» **Task statement**
Your task is to transcribe, without alteration, the lines from the top of the material below through the line bearing "filter_max = [0.009, 0.4, 17, 10000]", inclusive.

» **Supplied material**

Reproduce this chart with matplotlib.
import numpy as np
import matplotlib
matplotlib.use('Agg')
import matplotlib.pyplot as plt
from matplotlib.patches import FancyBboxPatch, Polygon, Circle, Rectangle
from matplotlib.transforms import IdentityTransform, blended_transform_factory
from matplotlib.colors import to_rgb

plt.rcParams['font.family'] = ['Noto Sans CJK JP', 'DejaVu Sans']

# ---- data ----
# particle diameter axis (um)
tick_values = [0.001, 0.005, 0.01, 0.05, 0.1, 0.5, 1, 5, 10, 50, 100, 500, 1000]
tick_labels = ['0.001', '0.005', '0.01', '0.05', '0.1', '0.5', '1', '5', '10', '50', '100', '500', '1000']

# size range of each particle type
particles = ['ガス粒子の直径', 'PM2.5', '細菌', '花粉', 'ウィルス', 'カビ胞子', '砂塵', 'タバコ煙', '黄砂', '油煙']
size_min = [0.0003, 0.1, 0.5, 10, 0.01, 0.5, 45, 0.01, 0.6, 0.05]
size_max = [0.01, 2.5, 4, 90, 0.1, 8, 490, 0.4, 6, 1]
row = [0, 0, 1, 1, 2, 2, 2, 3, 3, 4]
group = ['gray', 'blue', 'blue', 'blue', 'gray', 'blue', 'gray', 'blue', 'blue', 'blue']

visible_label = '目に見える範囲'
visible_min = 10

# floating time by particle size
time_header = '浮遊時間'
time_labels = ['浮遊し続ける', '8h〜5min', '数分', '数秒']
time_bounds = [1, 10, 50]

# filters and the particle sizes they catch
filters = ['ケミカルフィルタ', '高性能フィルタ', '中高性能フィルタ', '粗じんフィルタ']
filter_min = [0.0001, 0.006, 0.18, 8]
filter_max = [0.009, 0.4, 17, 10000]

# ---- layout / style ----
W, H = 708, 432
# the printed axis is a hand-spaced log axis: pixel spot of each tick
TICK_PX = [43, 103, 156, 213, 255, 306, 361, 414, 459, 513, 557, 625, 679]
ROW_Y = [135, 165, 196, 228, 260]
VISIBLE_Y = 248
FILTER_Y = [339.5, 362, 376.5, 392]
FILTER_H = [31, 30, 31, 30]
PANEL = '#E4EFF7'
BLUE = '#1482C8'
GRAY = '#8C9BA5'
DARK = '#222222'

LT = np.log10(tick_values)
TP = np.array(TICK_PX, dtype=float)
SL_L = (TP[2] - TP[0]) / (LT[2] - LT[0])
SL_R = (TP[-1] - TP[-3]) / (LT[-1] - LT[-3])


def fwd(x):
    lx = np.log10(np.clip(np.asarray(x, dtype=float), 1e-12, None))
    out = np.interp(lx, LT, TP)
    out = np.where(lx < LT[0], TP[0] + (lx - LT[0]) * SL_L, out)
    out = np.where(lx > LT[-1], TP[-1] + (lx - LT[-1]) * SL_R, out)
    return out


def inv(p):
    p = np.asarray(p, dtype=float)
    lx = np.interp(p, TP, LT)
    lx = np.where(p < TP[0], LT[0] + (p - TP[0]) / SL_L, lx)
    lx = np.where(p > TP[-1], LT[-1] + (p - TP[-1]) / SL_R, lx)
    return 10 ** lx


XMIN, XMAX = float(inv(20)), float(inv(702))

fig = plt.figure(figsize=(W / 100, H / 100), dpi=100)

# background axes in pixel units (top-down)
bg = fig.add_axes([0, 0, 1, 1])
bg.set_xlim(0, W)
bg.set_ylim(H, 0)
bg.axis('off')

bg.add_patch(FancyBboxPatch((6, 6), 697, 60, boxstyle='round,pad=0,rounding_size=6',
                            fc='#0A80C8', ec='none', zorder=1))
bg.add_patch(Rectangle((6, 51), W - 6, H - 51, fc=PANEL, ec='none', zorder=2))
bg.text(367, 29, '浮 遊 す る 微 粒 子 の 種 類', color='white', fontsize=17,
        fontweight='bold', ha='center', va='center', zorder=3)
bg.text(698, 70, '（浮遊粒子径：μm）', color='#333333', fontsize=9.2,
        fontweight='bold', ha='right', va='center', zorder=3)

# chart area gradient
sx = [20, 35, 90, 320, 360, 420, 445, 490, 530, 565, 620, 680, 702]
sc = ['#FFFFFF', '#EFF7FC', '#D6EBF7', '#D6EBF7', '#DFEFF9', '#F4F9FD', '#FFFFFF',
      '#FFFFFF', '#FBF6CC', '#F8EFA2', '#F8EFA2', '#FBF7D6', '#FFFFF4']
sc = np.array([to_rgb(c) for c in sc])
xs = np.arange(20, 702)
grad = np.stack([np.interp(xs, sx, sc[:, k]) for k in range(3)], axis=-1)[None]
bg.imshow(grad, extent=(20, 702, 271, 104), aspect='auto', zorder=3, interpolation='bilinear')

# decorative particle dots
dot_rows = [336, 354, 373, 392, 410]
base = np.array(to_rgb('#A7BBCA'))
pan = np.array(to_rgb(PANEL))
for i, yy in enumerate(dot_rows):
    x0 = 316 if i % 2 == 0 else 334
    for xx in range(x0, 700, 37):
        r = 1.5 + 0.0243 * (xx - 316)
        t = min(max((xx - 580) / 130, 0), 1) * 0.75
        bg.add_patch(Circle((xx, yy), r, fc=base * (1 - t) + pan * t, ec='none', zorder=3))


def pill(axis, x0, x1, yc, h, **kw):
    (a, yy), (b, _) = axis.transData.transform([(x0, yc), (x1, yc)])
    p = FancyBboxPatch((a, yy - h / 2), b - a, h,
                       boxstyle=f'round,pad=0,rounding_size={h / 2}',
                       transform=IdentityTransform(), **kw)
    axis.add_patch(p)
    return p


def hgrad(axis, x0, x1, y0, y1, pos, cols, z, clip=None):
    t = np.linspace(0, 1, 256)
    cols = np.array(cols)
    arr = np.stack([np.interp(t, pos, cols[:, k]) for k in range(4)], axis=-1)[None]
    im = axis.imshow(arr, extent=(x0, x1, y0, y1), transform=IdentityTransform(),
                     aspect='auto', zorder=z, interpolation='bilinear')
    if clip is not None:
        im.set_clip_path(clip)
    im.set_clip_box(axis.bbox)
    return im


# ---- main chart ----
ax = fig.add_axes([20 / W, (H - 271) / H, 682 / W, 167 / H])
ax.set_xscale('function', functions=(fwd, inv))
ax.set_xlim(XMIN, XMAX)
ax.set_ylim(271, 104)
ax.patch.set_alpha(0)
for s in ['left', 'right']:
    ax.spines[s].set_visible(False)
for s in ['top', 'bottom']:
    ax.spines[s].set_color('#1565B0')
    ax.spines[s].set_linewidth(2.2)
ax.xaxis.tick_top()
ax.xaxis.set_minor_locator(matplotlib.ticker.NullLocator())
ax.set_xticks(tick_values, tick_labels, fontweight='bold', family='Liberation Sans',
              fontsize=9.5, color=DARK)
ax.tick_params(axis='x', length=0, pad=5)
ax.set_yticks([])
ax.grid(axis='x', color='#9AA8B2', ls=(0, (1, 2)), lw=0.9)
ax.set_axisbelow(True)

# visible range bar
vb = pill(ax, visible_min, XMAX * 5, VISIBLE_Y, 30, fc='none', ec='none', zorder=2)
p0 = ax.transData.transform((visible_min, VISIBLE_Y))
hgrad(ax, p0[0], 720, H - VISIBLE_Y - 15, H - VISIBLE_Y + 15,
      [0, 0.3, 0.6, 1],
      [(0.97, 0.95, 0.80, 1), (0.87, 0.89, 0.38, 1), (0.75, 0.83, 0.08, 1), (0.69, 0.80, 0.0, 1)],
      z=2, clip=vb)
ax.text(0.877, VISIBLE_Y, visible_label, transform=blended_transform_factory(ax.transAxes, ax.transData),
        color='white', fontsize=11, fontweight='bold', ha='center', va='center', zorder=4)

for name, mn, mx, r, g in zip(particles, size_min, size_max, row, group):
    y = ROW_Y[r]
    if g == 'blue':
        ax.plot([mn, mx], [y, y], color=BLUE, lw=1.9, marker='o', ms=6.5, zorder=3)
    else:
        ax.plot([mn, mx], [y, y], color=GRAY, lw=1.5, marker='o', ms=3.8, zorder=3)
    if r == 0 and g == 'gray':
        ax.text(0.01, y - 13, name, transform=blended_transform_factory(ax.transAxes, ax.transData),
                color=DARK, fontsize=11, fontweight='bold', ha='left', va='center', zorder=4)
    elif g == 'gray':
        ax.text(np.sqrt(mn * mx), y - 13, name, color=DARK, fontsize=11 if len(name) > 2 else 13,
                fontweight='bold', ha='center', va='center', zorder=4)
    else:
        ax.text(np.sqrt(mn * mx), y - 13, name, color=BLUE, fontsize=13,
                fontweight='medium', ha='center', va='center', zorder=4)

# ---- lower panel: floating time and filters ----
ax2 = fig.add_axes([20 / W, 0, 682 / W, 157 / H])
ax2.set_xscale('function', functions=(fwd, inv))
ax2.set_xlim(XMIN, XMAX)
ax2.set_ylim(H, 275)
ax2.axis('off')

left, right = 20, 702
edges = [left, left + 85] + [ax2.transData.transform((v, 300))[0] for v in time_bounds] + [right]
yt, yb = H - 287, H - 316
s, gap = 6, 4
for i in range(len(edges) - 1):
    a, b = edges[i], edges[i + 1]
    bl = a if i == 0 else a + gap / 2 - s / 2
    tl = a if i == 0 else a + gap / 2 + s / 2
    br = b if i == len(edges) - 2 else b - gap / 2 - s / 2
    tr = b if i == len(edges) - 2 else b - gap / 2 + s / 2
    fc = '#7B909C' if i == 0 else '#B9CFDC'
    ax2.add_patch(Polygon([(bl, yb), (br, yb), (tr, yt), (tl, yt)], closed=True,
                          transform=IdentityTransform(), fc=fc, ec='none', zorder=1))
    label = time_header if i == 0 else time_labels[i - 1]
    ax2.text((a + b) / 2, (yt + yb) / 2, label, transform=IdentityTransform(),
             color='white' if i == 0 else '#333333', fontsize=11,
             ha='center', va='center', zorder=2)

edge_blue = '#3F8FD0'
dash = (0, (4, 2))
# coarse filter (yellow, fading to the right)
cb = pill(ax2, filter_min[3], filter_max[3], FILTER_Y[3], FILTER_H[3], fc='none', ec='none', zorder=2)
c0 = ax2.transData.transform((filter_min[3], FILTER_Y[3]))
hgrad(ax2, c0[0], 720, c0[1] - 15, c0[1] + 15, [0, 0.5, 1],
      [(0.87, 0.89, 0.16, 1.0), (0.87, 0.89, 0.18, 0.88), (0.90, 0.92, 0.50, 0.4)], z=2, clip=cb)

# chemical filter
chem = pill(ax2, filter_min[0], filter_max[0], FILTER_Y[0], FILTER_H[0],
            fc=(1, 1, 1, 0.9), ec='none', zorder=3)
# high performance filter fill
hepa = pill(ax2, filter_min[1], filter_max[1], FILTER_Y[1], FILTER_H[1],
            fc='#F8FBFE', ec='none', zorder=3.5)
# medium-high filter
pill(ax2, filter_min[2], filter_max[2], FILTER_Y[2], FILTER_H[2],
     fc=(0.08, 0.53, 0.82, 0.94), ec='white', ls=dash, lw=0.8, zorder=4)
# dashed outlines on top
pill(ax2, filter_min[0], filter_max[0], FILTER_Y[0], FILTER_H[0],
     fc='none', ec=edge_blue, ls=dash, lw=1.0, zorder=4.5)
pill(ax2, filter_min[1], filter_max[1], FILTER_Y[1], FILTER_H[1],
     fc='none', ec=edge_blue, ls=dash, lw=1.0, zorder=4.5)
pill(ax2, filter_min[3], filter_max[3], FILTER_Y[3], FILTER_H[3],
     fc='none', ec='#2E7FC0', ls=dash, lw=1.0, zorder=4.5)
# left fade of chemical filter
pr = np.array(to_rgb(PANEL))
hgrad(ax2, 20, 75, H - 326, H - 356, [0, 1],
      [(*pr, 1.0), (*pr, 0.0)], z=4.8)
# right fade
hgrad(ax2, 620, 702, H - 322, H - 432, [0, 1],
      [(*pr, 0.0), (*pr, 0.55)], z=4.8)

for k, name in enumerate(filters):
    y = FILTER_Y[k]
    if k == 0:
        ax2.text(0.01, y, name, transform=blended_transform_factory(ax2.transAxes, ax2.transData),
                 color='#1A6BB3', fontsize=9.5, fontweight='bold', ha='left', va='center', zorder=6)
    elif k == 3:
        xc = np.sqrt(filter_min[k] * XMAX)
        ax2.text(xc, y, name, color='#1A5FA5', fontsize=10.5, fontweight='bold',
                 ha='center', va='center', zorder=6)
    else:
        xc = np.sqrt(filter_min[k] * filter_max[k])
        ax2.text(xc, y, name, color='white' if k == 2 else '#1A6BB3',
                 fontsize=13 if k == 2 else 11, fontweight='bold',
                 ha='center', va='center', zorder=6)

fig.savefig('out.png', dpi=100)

» **Response for this exercise**
Reproduce this chart with matplotlib.
import numpy as np
import matplotlib
matplotlib.use('Agg')
import matplotlib.pyplot as plt
from matplotlib.patches import FancyBboxPatch, Polygon, Circle, Rectangle
from matplotlib.transforms import IdentityTransform, blended_transform_factory
from matplotlib.colors import to_rgb

plt.rcParams['font.family'] = ['Noto Sans CJK JP', 'DejaVu Sans']

# ---- data ----
# particle diameter axis (um)
tick_values = [0.001, 0.005, 0.01, 0.05, 0.1, 0.5, 1, 5, 10, 50, 100, 500, 1000]
tick_labels = ['0.001', '0.005', '0.01', '0.05', '0.1', '0.5', '1', '5', '10', '50', '100', '500', '1000']

# size range of each particle type
particles = ['ガス粒子の直径', 'PM2.5', '細菌', '花粉', 'ウィルス', 'カビ胞子', '砂塵', 'タバコ煙', '黄砂', '油煙']
size_min = [0.0003, 0.1, 0.5, 10, 0.01, 0.5, 45, 0.01, 0.6, 0.05]
size_max = [0.01, 2.5, 4, 90, 0.1, 8, 490, 0.4, 6, 1]
row = [0, 0, 1, 1, 2, 2, 2, 3, 3, 4]
group = ['gray', 'blue', 'blue', 'blue', 'gray', 'blue', 'gray', 'blue', 'blue', 'blue']

visible_label = '目に見える範囲'
visible_min = 10

# floating time by particle size
time_header = '浮遊時間'
time_labels = ['浮遊し続ける', '8h〜5min', '数分', '数秒']
time_bounds = [1, 10, 50]

# filters and the particle sizes they catch
filters = ['ケミカルフィルタ', '高性能フィルタ', '中高性能フィルタ', '粗じんフィルタ']
filter_min = [0.0001, 0.006, 0.18, 8]
filter_max = [0.009, 0.4, 17, 10000]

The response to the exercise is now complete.